- Location: San Antonio, Texas, United States
- Coordinates: 29°16′15″N 98°29′16″W﻿ / ﻿29.27083°N 98.48778°W
- Basin countries: United States
- Surface area: 600 acres (2.4 km^{2})
- Surface elevation: 522 ft (159 m)

= Mitchell Lake (San Antonio) =

Lake in Bexar County, Texas, United States

Mitchell Lake is a small lake in the southern part of San Antonio that encompasses approximately 600 acre within its city limits, in southern Bexar County in the US state of Texas. It was used as a waste management center for the city but has since fallen under San Antonio Water System control. A redevelopment effort has started on the lake with the openings of golf courses and parks. These efforts aim to change the perceptions of people in the South Texas area who associate the lake with uncleanliness. The lake is beloved by birdwatchers who enjoy the sights of many species of bird that live on or around the lake. In 2004, the National Audubon Society entered into a lease with San Antonio Water System to manage the 1,200-acre site.

==History==
The Spanish first utilized the lake in the early 18th century to water their cattle. They called it the "Lake of the Ducks" because of the bounty of ducks that dwelt nearby. The Mitchell family of San Antonio owned the lake in the 19th century and used it for fowl hunting. The city purchased the lake in 1901 for waste management, and as early as the 1970s, efforts began to protect the lake and its rare birds.

== Geography ==
Northern part of the confluence of Medina River and Leon Creek.
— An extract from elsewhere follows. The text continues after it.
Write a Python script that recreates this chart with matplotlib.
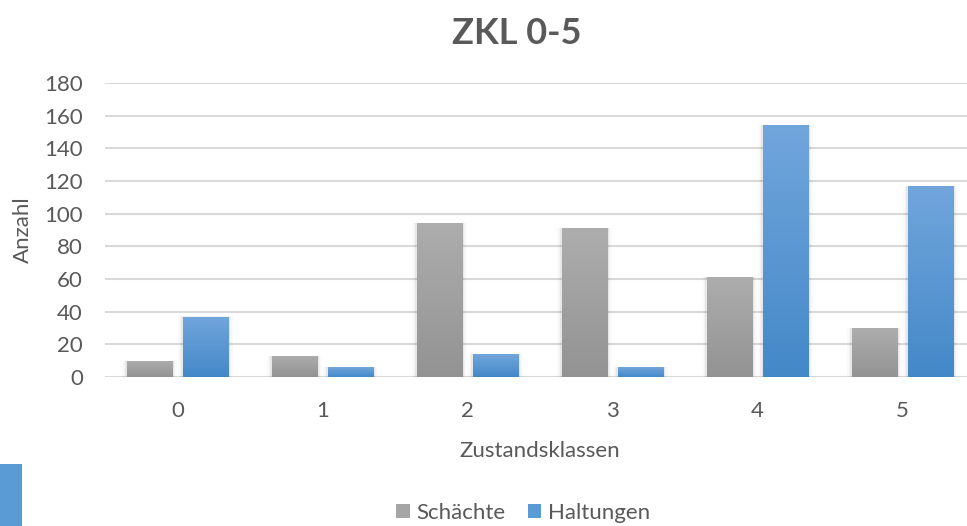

Mitchell Lake is a natural drainage between Balcones Fault zone just north of Luling fault zone. A watershed that drains into Mitchell Lake is 9.76 square miles.

== Wildlife ==
This lake is a diverse ecosystem with a combination of grassland, wetlands, ponds, woodlands, and brush lands. The vegetation is populated with many native plants such as morning glory, aster, lantana, agave, blue mist flower, and live oak. This lake is a route for many migratory birds. Including white pelicans, yellow-billed cuckoo, and roseate spoonbills.